Wathan also noted that the ’85 Royals, like the ’79 Pirates and the 2021 Astros, had a veteran core that never panicked. He said Manager Dick Howser would tell the players what Dusty Baker has told the Astros.
“He’d say, ‘You know you can do it,’” Wathan recalled. “’Now just go out there and do it.’”
It helped that Kansas City had a virtuosic pitching staff that included Danny Jackson, Charlie Leibrandt, Dan Quisenberry and the 21-year-old sensation Bret Saberhagen. The Pirates also had an impressive staff in 1979, with Bert Blyleven, John Candelaria and Jim Bibby. But Rooker, who had been injured, was the surprise starter for Game 5. He threw four shutout innings before allowing a run in the fifth, and Blyleven pitched four shutout innings in relief.
But on their way to Three Rivers Stadium that morning, the players learned that Manager Chuck Tanner’s mother had died. Tekulve recalled that the players, normally boisterous and loud, sat glumly with their backs to their lockers, staring into the middle of the clubhouse, not knowing how to approach Tanner, or what to say.
Finally, not long before batting practice, Tanner appeared in the home clubhouse and told the players, “I know you heard about my mother. She knew we were in trouble, and she went to get help.’”
It was the perfect approach.
“He knew exactly what to say that would allow us to get back to work,” Tekulve said. “He was letting us know it was OK.”
After Game 5, the Pirates went to Baltimore, and on the day off before Game 6, Rooker was surprised to hear Orioles fans on the street tell him that the Pirates had the series in the bag.
“It was weird,” Rooker said. “They felt like we did, that we were going to win.”
They did not know that before Game 6, Candelaria’s back was so sore, a teammate had to tie his spikes for him. Somehow, Candelaria threw six scoreless innings and Tekulve tossed the last three to complete the shutout.
Courageous performances like that are also a helpful tool when trying to overcome a 3-1 deficit.
“John was one of the toughest guys I ever played with,” Tekulve said.
Tekulve was tough, too. Over the last few games, he kept telling himself it was July 16, not October. He carried that approach into the ninth inning of Game 7 and after he recorded two strikeouts and the ball went around he horn, Tekulve took it back from Bill Madlock, the third baseman.

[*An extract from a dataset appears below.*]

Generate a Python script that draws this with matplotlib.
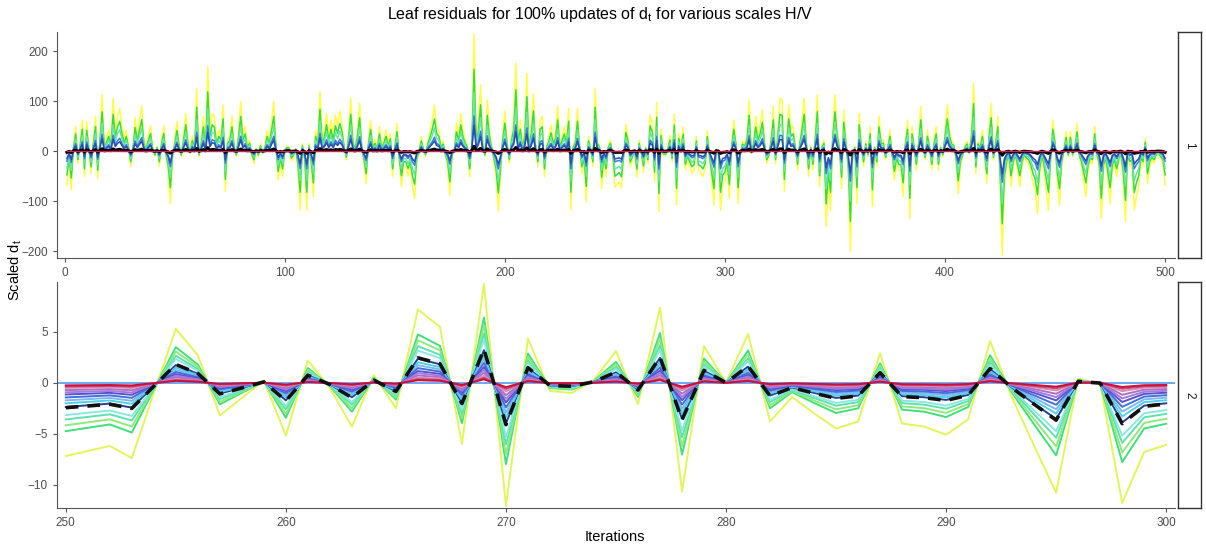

“Twenty-five other teams went into spring training looking for this out,” he said. “We’re the ones who are going to find it.”
So, the lessons on how to come back from a 3-1 deficit include tough, confident veterans; compassionate managers; a little trick-or-treating; mayors with big mouths and a rekindled confidence after losing three times.
“We were down 3-1, now we’re still down 3-2,” Astros shortstop Carlos Correa said after Sunday’s Game 5. “I truly believe, if there’s one team that can accomplish that in this league, it’s us.”